>> Start

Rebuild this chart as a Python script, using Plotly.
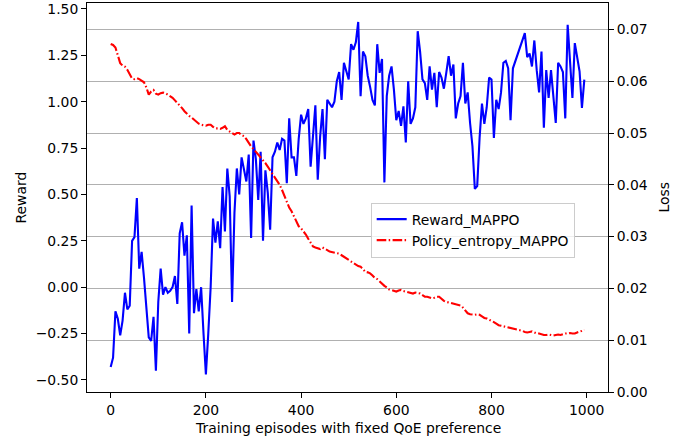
import plotly.graph_objects as go

episodes = list(range(0, 1000, 5))

reward_mappo = [
    -0.43, -0.38, -0.13, -0.17, -0.26, -0.18, -0.03, -0.12, -0.10, 0.25,
    0.27, 0.48, 0.10, 0.19, 0.05, -0.14, -0.27, -0.29, -0.16, -0.45,
    -0.08, 0.10, -0.04, 0.00, -0.03, -0.02, 0.00, 0.06, -0.09, 0.29,
    0.35, 0.17, 0.28, -0.25, 0.44, -0.14, -0.01, -0.13, 0.00, -0.25,
    -0.47, -0.25, 0.00, 0.37, 0.24, 0.355, 0.21, 0.54, 0.30, 0.64,
    0.49, -0.08, 0.40, 0.64, 0.50, 0.70, 0.63, 0.57, 0.715, 0.265,
    0.79, 0.69, 0.47, 0.73, 0.25, 0.63, 0.51, 0.31, 0.70, 0.73,
    0.78, 0.74, 0.80, 0.79, 0.56, 0.91, 0.70, 0.70, 0.60, 0.80,
    0.93, 0.88, 0.91, 0.96, 0.65, 0.81, 0.98, 0.58, 0.81, 0.96,
    0.69, 1.01, 0.99, 0.97, 1.00, 1.11, 1.16, 1.01, 1.21, 1.16,
    1.12, 1.31, 1.28, 1.32, 1.43, 1.03, 1.27, 1.245, 1.14, 1.08,
    1.01, 0.98, 1.31, 1.155, 1.23, 0.565, 1.03, 1.14, 1.19, 1.065,
    0.90, 0.95, 0.87, 0.975, 0.78, 1.11, 0.88, 0.91, 0.97, 1.38,
    1.27, 1.12, 1.10, 1.01, 1.19, 1.065, 1.155, 0.97, 1.16, 1.13,
    1.07, 1.155, 1.245, 1.14, 1.20, 0.91, 0.99, 1.03, 1.21, 0.99,
    1.05, 0.885, 0.76, 0.53, 0.545, 0.805, 0.99, 0.88, 0.97, 1.13,
    1.12, 0.805, 1.01, 0.96, 1.05, 1.21, 1.22, 1.18, 0.90, 1.18,
    1.22, 1.26, 1.29, 1.33, 1.37, 1.24, 1.26, 1.19, 1.33, 1.17,
    1.05, 1.27, 0.86, 1.17, 1.02, 1.17, 1.01, 0.885, 1.21, 1.19,
    1.16, 0.91, 1.415, 1.20, 1.02, 1.316, 1.236, 1.164, 0.966, 1.119,
]

policy_entropy_mappo = [
    0.0672, 0.0670, 0.0665, 0.0650, 0.0635, 0.0630, 0.0628, 0.0622, 0.0612, 0.0605,
    0.0604, 0.0606, 0.0604, 0.0601, 0.0598, 0.0588, 0.0574, 0.0580, 0.0583, 0.0576,
    0.0574, 0.0577, 0.0578, 0.0577, 0.0574, 0.0571, 0.0568, 0.0563, 0.0558, 0.0555,
    0.0548, 0.0542, 0.0537, 0.0533, 0.0530, 0.0526, 0.0522, 0.0518, 0.0516, 0.0515,
    0.0514, 0.0516, 0.0516, 0.0512, 0.0509, 0.0509, 0.0508, 0.0510, 0.0513, 0.0506,
    0.0503, 0.0500, 0.0497, 0.0500, 0.0500, 0.0496, 0.0494, 0.0488, 0.0480, 0.0474,
    0.0469, 0.0464, 0.0458, 0.0452, 0.0447, 0.0442, 0.0435, 0.0428, 0.0420, 0.0412,
    0.0406, 0.0400, 0.0390, 0.0378, 0.0366, 0.0356, 0.0349, 0.0340, 0.0330, 0.0320,
    0.0316, 0.0311, 0.0304, 0.0296, 0.0288, 0.0281, 0.0279, 0.0278, 0.0276, 0.0279,
    0.0277, 0.0274, 0.0271, 0.0270, 0.0269, 0.0268, 0.0267, 0.0264, 0.0261, 0.0258,
    0.0255, 0.0251, 0.0248, 0.0245, 0.0243, 0.0242, 0.0236, 0.0232, 0.0231, 0.0229,
    0.0225, 0.0220, 0.0218, 0.0213, 0.0210, 0.0205, 0.0202, 0.0198, 0.0197, 0.0195,
    0.0194, 0.0196, 0.0197, 0.0195, 0.0194, 0.0193, 0.0191, 0.0190, 0.0192, 0.0191,
    0.0190, 0.0187, 0.0184, 0.0184, 0.0182, 0.0181, 0.0182, 0.0184, 0.0184, 0.0180,
    0.0176, 0.0174, 0.0173, 0.0171, 0.0171, 0.0170, 0.0168, 0.0167, 0.0163, 0.0158,
    0.0152, 0.0150, 0.0149, 0.0149, 0.0150, 0.0149, 0.0146, 0.0143, 0.0142, 0.0140,
    0.0137, 0.0135, 0.0132, 0.0129, 0.0128, 0.0127, 0.0126, 0.0125, 0.0124, 0.0123,
    0.0122, 0.0121, 0.0120, 0.0118, 0.0116, 0.0115, 0.0116, 0.0117, 0.0115, 0.0113,
    0.0113, 0.0111, 0.0110, 0.0110, 0.0111, 0.0110, 0.0109, 0.0110, 0.0111, 0.0110,
    0.0112, 0.0113, 0.0113, 0.0114, 0.0113, 0.0113, 0.0115, 0.0116, 0.0118, 0.0120,
]

x_ticks = [0, 200, 400, 600, 800, 1000]
reward_ticks = [-0.5, -0.25, 0.0, 0.25, 0.5, 0.75, 1.0, 1.25, 1.5]
reward_tick_text = ["\u22120.50", "\u22120.25", "0.00", "0.25", "0.50", "0.75", "1.00", "1.25", "1.50"]
loss_ticks = [0.0, 0.01, 0.02, 0.03, 0.04, 0.05, 0.06, 0.07]
loss_tick_text = ["0.00", "0.01", "0.02", "0.03", "0.04", "0.05", "0.06", "0.07"]

FONT = "DejaVu Sans"
FS = 13.9

fig = go.Figure()
fig.add_trace(go.Scatter(
    x=episodes, y=reward_mappo, mode="lines", name="Reward_MAPPO",
    line=dict(color="#0000ff", width=2.1), yaxis="y", legendgroup="a",
))
fig.add_trace(go.Scatter(
    x=episodes, y=policy_entropy_mappo, mode="lines", name="Policy_entropy_MAPPO",
    line=dict(color="#ff0000", width=2.1, dash="9.6px,2.4px,1.5px,2.4px"), yaxis="y2", legendgroup="b",
))

axis_common = dict(
    showline=True, linecolor="black", linewidth=1.1,
    ticks="outside", ticklen=4.9, tickwidth=1.1, tickcolor="black",
    tickfont=dict(family=FONT, size=FS, color="black"),
    zeroline=False,
)

fig.update_layout(
    width=697, height=440,
    margin=dict(l=87, r=89, t=3, b=48, autoexpand=False),
    paper_bgcolor="white", plot_bgcolor="white",
    font=dict(family=FONT, size=FS, color="black"),
    showlegend=True,
    legend=dict(
        x=0.5445, y=0.487, xanchor="left", yanchor="top",
        bgcolor="rgba(255,255,255,0.8)", bordercolor="#cccccc", borderwidth=1,
        font=dict(family=FONT, size=FS, color="black"),
        traceorder="grouped", tracegroupgap=0,
    ),
    xaxis=dict(
        range=[-49.75, 1044.75], tickvals=x_ticks, ticktext=[str(t) for t in x_ticks],
        showgrid=False, mirror=True, **axis_common,
    ),
    yaxis=dict(
        range=[-0.565, 1.532], tickvals=reward_ticks, ticktext=reward_tick_text,
        showgrid=False, **axis_common,
    ),
    yaxis2=dict(
        range=[0, 0.0751], tickvals=loss_ticks, ticktext=loss_tick_text,
        overlaying="y", side="right",
        showgrid=True, gridcolor="#b0b0b0", gridwidth=1.1,
        **axis_common,
    ),
    annotations=[
        dict(text="Training episodes with fixed QoE preference", xref="paper", yref="paper",
             x=0.5, y=0, yshift=-26, xanchor="center", yanchor="top", showarrow=False,
             font=dict(family=FONT, size=FS, color="black")),
        dict(text="Reward", xref="paper", yref="paper", x=0, xshift=-67, y=0.5,
             xanchor="center", yanchor="middle", textangle=-90, showarrow=False,
             font=dict(family=FONT, size=FS, color="black")),
        dict(text="Loss", xref="paper", yref="paper", x=1, xshift=55, y=0.5,
             xanchor="center", yanchor="middle", textangle=-90, showarrow=False,
             font=dict(family=FONT, size=FS, color="black")),
    ],
)

fig.write_html(
    "out.html",
    config={"displayModeBar": False},
    post_script="document.body.style.margin='0';document.body.style.padding='0';document.body.style.overflow='hidden';",
)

>> End

**WHAT IS EXPECTED**
Skip every picture and return the lines above from the top through the one that contains "episodes = list(range(0, 1000, 5))".

**TASK SOLUTION**
Rebuild this chart as a Python script, using Plotly.
import plotly.graph_objects as go

episodes = list(range(0, 1000, 5))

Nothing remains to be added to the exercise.